Ya hemos dicho que en el acoso hay una intención narcisista, egoísta, de querer hacer lo que se desea sin respeto ni sensibilidad hacia la persona a la cual se está tratando de influir, pero también depende de lo que usted está diciendo, de este grupo de mujeres, de importunar. Puede que a muchas les agrade, mientras no se pasen los límites, pero puede que a otras sí les importune. No hay que imponer, forzar, obligar. La mujer debe responder en una forma libre.
A lo largo de su generosa vida, hasta llegar a tiempos de Lescano, ¿cómo ha sentido usted que ha ido mutando el tema del cortejo?
Si uno va a fondo, aunque haya cambios sociales, cambios de actitud, cada ser humano es responsable de sí mismo… No se puede obligar a la mujer a que tome la responsabilidad de algo en lo que el otro es el que asume una actitud de imposición, de exigencia, de fuerza y hasta de sometimiento. Freud dijo que todos somos potencialmente perversos polimorfos, es decir, que todos tenemos, potencialmente, un impulso que pudiera llegar a ser perverso. No sale de la nada.
¿Y la civilidad es saberlo domar, digamos?
¿Van a domar a millones de personas? No, no, no. Cada caso es único, y para hacerlo lo más justo posible hay que comprender, profundizar y tener un conocimiento real. Yo, por ejemplo, como psiquiatra y psicoanalista, tengo que ir a la personalidad de cada uno de ellos. Posiblemente haya factores que vienen desde la infancia, factores que se han ido acumulando a través de la vida, porque no es lo mismo alguien que nunca va a hacer una cosa impropia a otra que sí lo hace con una facilidad increíble, sin tomar en cuenta el respeto que merece la otra persona.

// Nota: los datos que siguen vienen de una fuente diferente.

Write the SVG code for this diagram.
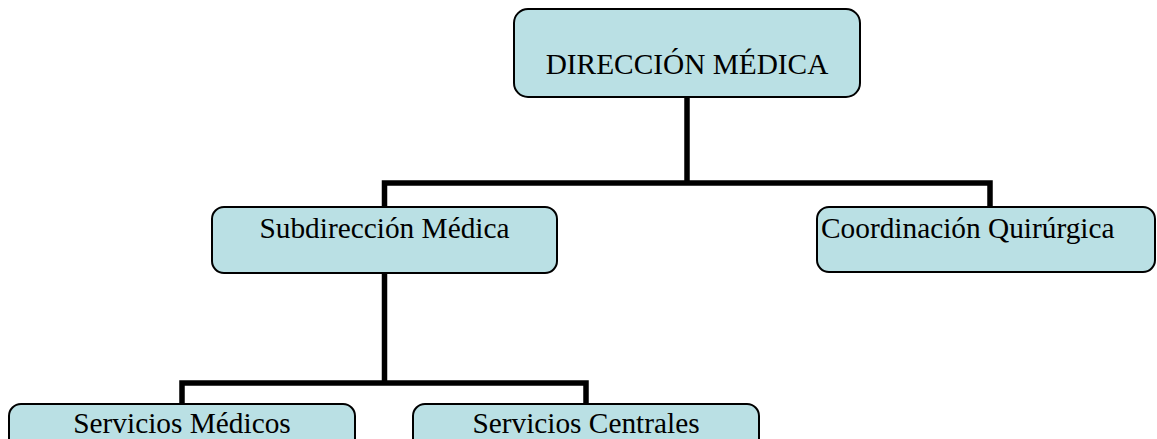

¿Estamos muy enfermos como sociedad?
Estamos y no estamos. La realidad es que, si usted hace un estudio, hay grupos de enfermos y hay grupos de perversos y de corruptos, hay grupos de ladrones, de asesinos, hay múltiples grupos. Pero de ahí a generalizar y a decir que la sociedad está así, no. Tiene elementos de esta naturaleza, pero hay gente también correcta, gente buena y noble, gente preventiva. ¿Cómo una persona que ha tenido una madre, una familia, hermanas, abuelas, tías, primas, va a asumir actitudes contrarias a ellas? Podría ser porque ha tenido experiencias negativas: una madre enferma que ha podido ser demasiado agresiva u hostil, demasiado dictatorial e impositiva. Muchos pacientes sienten que sus madres no los han querido.
Hace siete años dijo usted en una entrevista que el trauma de los peruanos estaba ligado a residuos de sometimiento.
Si toman lo que yo he dicho como una generalización, hay que tener cuidado, pero potencialmente sí acepto que incluso aquellas personas que quieren someter al otro tienen mucha debilidad y quieren lo contrario también: ser sometidos.
Ahora, pensando en el mundo de las artes, se me viene a la mente el caso de Woody Allen, que tiene esta acusación terrible de su hija, de haber abusado de ella cuando era niña. Y son muchos los que han dicho que ya no trabajarán con él o que no se deben ver sus trabajos. ¿Seguiría usted consumiendo sus películas, por ejemplo?
Por supuesto. Yo puedo seguir viendo a Woody Allen porque a mí no me va a influir, ni voy a favorecerlo ni me voy a identificar con él jamás. ¿Acaso por ser padre tengo derecho de hacer barbaridad y media con una niña de la edad que sea? Pero, como es el caso de Woody Allen, se pueden tener también potenciales creativos, en una serie de esferas de su arte, de su música, de su pintura, de su profesión y actitud en la vida.
¿Que no merecen ser tachados por su proceder, digamos?
No es que no merecen ser tachados, pero no son absolutamente impecables, digamos… Para ir al fondo de las cosas, se tiene que tener un conocimiento, se tiene que tener una actitud de comprensión. Pero no porque se comprenda se disminuye el error, el elemento nefasto, negativo, enfermo.
¿Incomprensible?
No tan incomprensible para un especialista. Incomprensible no resulta, pero podría parecer, sí, porque es tan nefasto, tan cobarde, pero eso es producto de factores que han influido, ahí ha habido experiencias en algún momento de la vida de esa persona [un acosador], que no lo exculpa… que quizá tuvo una mamá que le pegó todos los días y quiere hacer lo mismo con otras. Hay sentimientos vengativos potenciales.